Revelar suas suspeitas seria o mesmo que lançar-se ao mar com pedras amarradas aos tornozelos. A família Miller possuía raízes profundas demais em Baltimore, então mesmo que denunciasse Linda ou Karen, ambas encontrariam uma forma de silenciar tudo - ou, pior, distorcer a verdade até transformá-la na vilã. 
"Entendido. Vamos encerrar por ora, mas talvez voltemos a procurá-la", disse o policial, devolvendo os pertences pessoais dela. 
Assim que recebeu a bolsa e o celular, Thalassa ligou o aparelho, sentindo um breve alívio ao ver que a bateria ainda estava carregada. 
Kris... ele precisava saber sobre o bebê... Com isso em mente, ela discou o número dele, chamando até cair na caixa postal, então tentou novamente, mas recebeu o mesmo silêncio. 
Diante disso, ela digitou uma mensagem: "Querido, fui atacada ontem à noite e estou no hospital. Infelizmente, nosso bebê não resistiu. Preciso que venha, eu preciso de você."
Certamente, ele responderia, não importava o que pensasse dela - no fim das contas, ela ainda falava do filho que ambos haviam gerado. 
A resposta chegar quase de imediato e, surpresa, ela abriu a mensagem sem hesitar, mas assim que seus olhos percorreram as palavras, desejou nunca tê-la lido. 
"O que você quer que eu faça? Lide com isso. Eu não me importo."
Uma onda gélida atravessou o peito de Thalassa. Por alguns segundos, ela ficou imóvel, tentando se convencer de que se tratava de um erro, uma confusão, qualquer coisa que não fosse real. 
Mas, quando a consciência enfim admitiu a veracidade daquelas palavras, a dor veio cortante, tão profunda que ela levou a mão ao peito, como se pudesse conter a fenda que se abria - talvez fosse melhor que se abrisse, para que doesse menos. 
Lidar com isso? Ele não se importava? 
A crueldade dele, justo no instante em que mais precisava de amparo, era um punhal cravado e torcido no coração. 
Ela permanecia deitada, fitando o teto como quem encarava um céu sem estrelas. Quando as lágrimas se esgotaram, restou apenas um vazio glacial que se espalhava por dentro, silencioso e implacável. 

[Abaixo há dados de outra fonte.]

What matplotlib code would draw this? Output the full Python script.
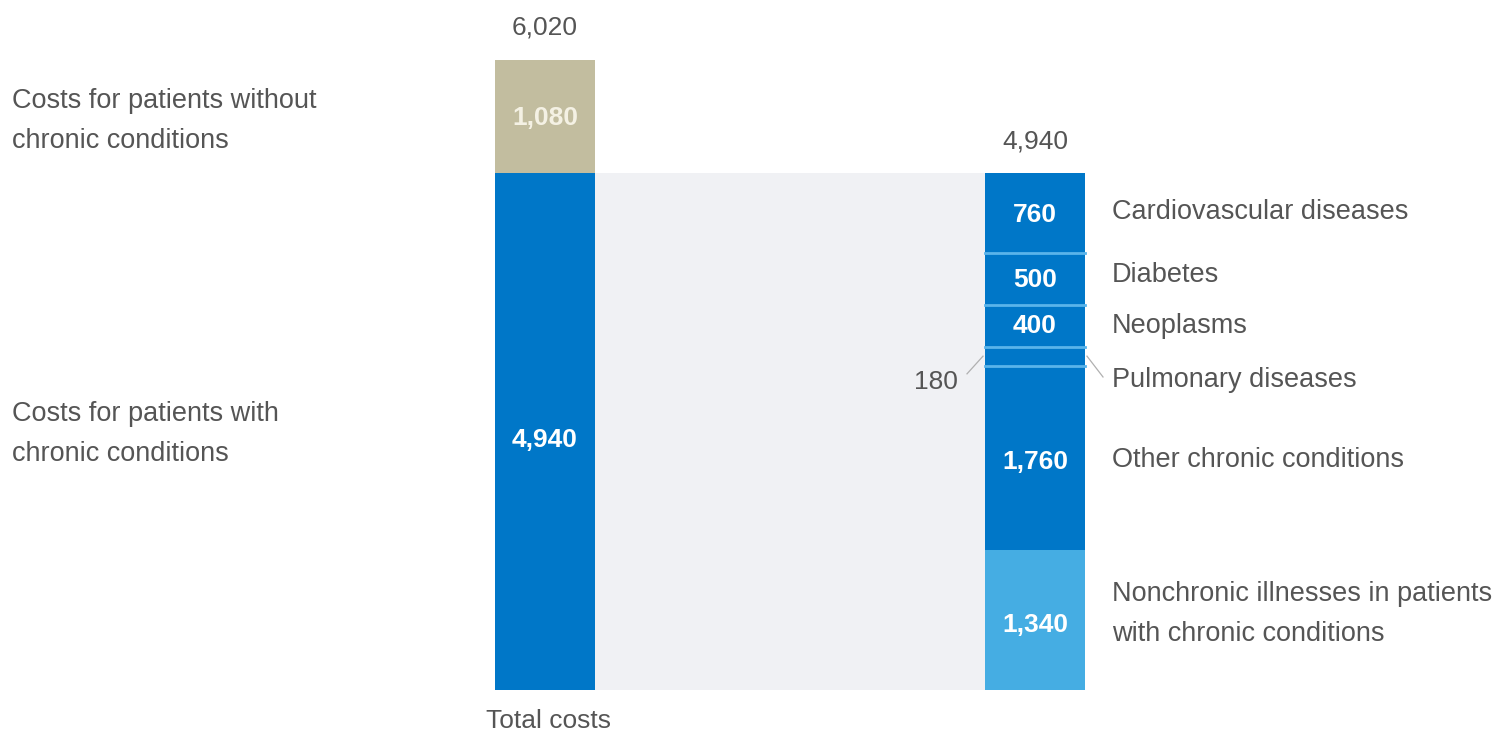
import matplotlib
matplotlib.use("Agg")
import matplotlib.pyplot as plt

plt.rcParams['font.family'] = ['Liberation Sans', 'DejaVu Sans']

# Datos
total_sin_cronicas = 1080
total_con_cronicas = 4940
total = 6020

segmentos = ['Nonchronic illnesses in patients\nwith chronic conditions',
             'Other chronic conditions', 'Pulmonary diseases', 'Neoplasms',
             'Diabetes', 'Cardiovascular diseases']
valores = [1340, 1760, 180, 400, 500, 760]

etiquetas_izq = ['Costs for patients with\nchronic conditions',
                 'Costs for patients without\nchronic conditions']

AZUL = '#0077c8'
AZUL_CLARO = '#45ade3'
ARENA = '#c2bd9f'
GRIS_TXT = '#555555'
GRIS_BANDA = '#f0f1f4'

W, H = 1507, 732
px = 517 / 4940          # pixeles por unidad
y_base = 690             # pixel de la base de las barras

fig = plt.figure(figsize=(W / 100, H / 100), dpi=100)
ax = fig.add_axes([0, 0, 1, 1])
ax.set_xlim(0, W)
ax.set_ylim(-(H - y_base) / px, y_base / px)
ax.axis('off')

x_izq, x_der, ancho = 545, 1035, 100
FS_LAB = 19.5
FS_NUM = 19

# Banda gris entre barras
ax.fill_between([x_izq + ancho / 2, x_der - ancho / 2], 0, total_con_cronicas,
                color=GRIS_BANDA, lw=0, zorder=0)

# Barra izquierda
ax.bar(x_izq, total_con_cronicas, ancho, color=AZUL, zorder=2)
ax.bar(x_izq, total_sin_cronicas, ancho, bottom=total_con_cronicas, color=ARENA, zorder=2)
ax.text(x_izq, total_con_cronicas / 2 - 80, f'{total_con_cronicas:,}', ha='center', va='center',
        color='white', fontsize=FS_NUM, fontweight='bold')
ax.text(x_izq, total_con_cronicas + total_sin_cronicas / 2 - 10, f'{total_sin_cronicas:,}',
        ha='center', va='center', color='#f4f1e4', fontsize=FS_NUM, fontweight='bold')
ax.text(x_izq, total + 310, f'{total:,}', ha='center', va='center', color=GRIS_TXT, fontsize=FS_NUM)
ax.text(x_izq + 3, -300, 'Total costs', ha='center', va='center', color=GRIS_TXT, fontsize=FS_NUM)

# Etiquetas a la izquierda
ax.text(12, total_con_cronicas / 2 - 25, etiquetas_izq[0], ha='left', va='center',
        color=GRIS_TXT, fontsize=FS_LAB, linespacing=1.7)
ax.text(12, total_con_cronicas + total_sin_cronicas / 2 - 43, etiquetas_izq[1], ha='left',
        va='center', color=GRIS_TXT, fontsize=FS_LAB, linespacing=1.7)

# Desplazamientos verticales de etiquetas (en unidades)
desp_lab = [60, -22, -229, 0, 35, 10]
desp_num = [-45, -40, 0, 0, -13, -22]

# Barra derecha
base = 0
for i, (nombre, v) in enumerate(zip(segmentos, valores)):
    color = AZUL_CLARO if i == 0 else AZUL
    ax.bar(x_der, v, ancho, bottom=base, color=color, zorder=2)
    if i >= 2:
        ax.plot([x_der - ancho / 2, x_der + ancho / 2], [base, base], color='#5ab4ea',
                lw=2, zorder=3)
    centro = base + v / 2
    y_lab = centro + desp_lab[i]
    if nombre == 'Pulmonary diseases':
        # lineas guia y valor fuera de la barra
        ax.plot([x_der + ancho / 2 + 2, 1103], [centro, y_lab + 30], color='#b0b0b0', lw=0.9)
        ax.plot([x_der - ancho / 2 - 2, 967], [centro, y_lab + 60], color='#b0b0b0', lw=0.9)
        ax.text(958, y_lab - 20, f'{v:,}', ha='right', va='center', color=GRIS_TXT,
                fontsize=FS_NUM)
    else:
        ax.text(x_der, centro + desp_num[i], f'{v:,}', ha='center', va='center',
                color='white', fontsize=FS_NUM, fontweight='bold', zorder=4)
    ax.text(1112, y_lab, nombre, ha='left', va='center', color=GRIS_TXT, fontsize=FS_LAB,
            linespacing=1.7)
    base += v
ax.text(x_der, total_con_cronicas + 300, f'{total_con_cronicas:,}', ha='center', va='center',
        color=GRIS_TXT, fontsize=FS_NUM)

plt.savefig('out.png', dpi=100)
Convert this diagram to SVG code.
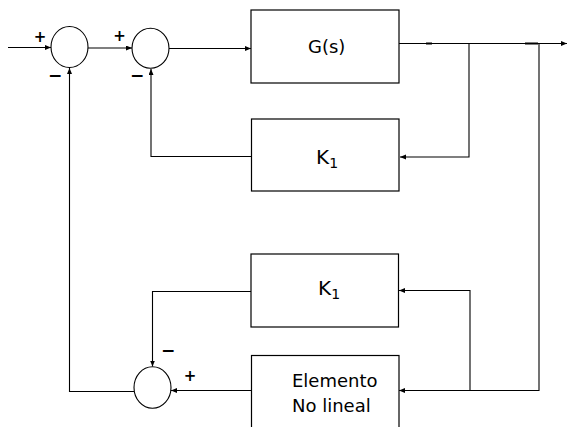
<svg xmlns="http://www.w3.org/2000/svg" width="568" height="427" viewBox="0 0 568 427">
<style>
.box{fill:#fff;stroke:#000;stroke-width:1.2}
.sum{fill:#fff;stroke:#000;stroke-width:1.1}
.ln{fill:none;stroke:#000;stroke-width:1.1}
.lbl{font-family:"DejaVu Sans",sans-serif;font-size:18px;fill:#000}
.k{font-size:20px}
.sub{font-size:14px}
.sg{font-family:"DejaVu Sans",sans-serif;font-weight:bold;fill:#000;text-anchor:middle}
.pl{font-size:15px}
.mn{font-size:17px}
</style>
<defs>
<marker id="ar" markerUnits="userSpaceOnUse" markerWidth="7" markerHeight="6" refX="6" refY="2.5" orient="auto">
<path d="M0,0 L6,2.5 L0,5 z" fill="#000"/>
</marker>
</defs>
<rect width="568" height="427" fill="#fff"/>
<g id="connectors">
<path class="ln" d="M8,47.5 H51" marker-end="url(#ar)"/>
<path class="ln" d="M88,48 H132" marker-end="url(#ar)"/>
<path class="ln" d="M169,48.5 H251" marker-end="url(#ar)"/>
<path class="ln" d="M399,43.5 H567" marker-end="url(#ar)"/>
<path class="ln" d="M469,43.5 V157 H400" marker-end="url(#ar)"/>
<path class="ln" d="M251,156.5 H151 V69" marker-end="url(#ar)"/>
<path class="ln" d="M539,43.5 V390.5 H399" marker-end="url(#ar)"/>
<path class="ln" d="M470,390.5 V290.5 H399" marker-end="url(#ar)"/>
<path class="ln" d="M251,291.5 H152.5 V366.5" marker-end="url(#ar)"/>
<path class="ln" d="M251,390.5 H171" marker-end="url(#ar)"/>
<path class="ln" d="M134,391.5 H69.5 V68" marker-end="url(#ar)"/>
<path fill="none" stroke="#000" stroke-width="2" d="M426,43.5 H432 M525,43.5 H538"/>
</g>
<g id="sum1"><ellipse class="sum" cx="69.5" cy="47" rx="18.5" ry="20.5"/></g>
<g id="sum2"><ellipse class="sum" cx="150.5" cy="48.3" rx="18.5" ry="20"/></g>
<g id="sum3"><ellipse class="sum" cx="152.5" cy="387.5" rx="18.5" ry="20.8"/></g>
<g id="signs">
<text class="sg pl" x="40" y="41.5">+</text>
<text class="sg mn" x="55" y="81">−</text>
<text class="sg pl" x="119.5" y="40.5">+</text>
<text class="sg mn" x="137" y="81">−</text>
<text class="sg mn" x="168" y="356">−</text>
<text class="sg pl" x="190" y="380.5">+</text>
</g>
<g id="G">
<rect class="box" x="251" y="10" width="148" height="73"/>
<text class="lbl" x="308" y="53" font-size="20">G(s)</text>
</g>
<g id="K1top">
<rect class="box" x="251.5" y="119" width="147.5" height="72"/>
<text class="lbl k" x="316" y="163.5">K<tspan class="sub" dy="4">1</tspan></text>
</g>
<g id="K1bottom">
<rect class="box" x="251" y="254" width="147.5" height="73"/>
<text class="lbl k" x="318" y="295">K<tspan class="sub" dy="4">1</tspan></text>
</g>
<g id="nonlinear">
<rect class="box" x="251.5" y="355.5" width="147.5" height="80"/>
<text class="lbl" x="292" y="386.7">Elemento</text>
<text class="lbl" x="292" y="411.7">No lineal</text>
</g>
</svg>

Minutos depois, a porta se abriu e a médica reapareceu. 
"Senhora Miller, enviamos outra mensagem ao escritório do seu marido, mas novamente não houve resposta. Ainda assim, precisamos de uma assinatura para os documentos. O que devemos..."
"Não tentem mais contatá-lo", interrompeu Thalassa, a voz firme, cortante como aço. 
"Desculpe?", perguntou a médica, surpresa. 
Thalassa se sentou, limpando as lágrimas antes de repetir, com a mesma rigidez inabalável: "Eu disse para não tentem mais contatá-lo. Eu mesma resolverei tudo."
Ela estava exausta de implorar, de esperar, de desperdiçar mais uma lágrima sequer por Kris Miller.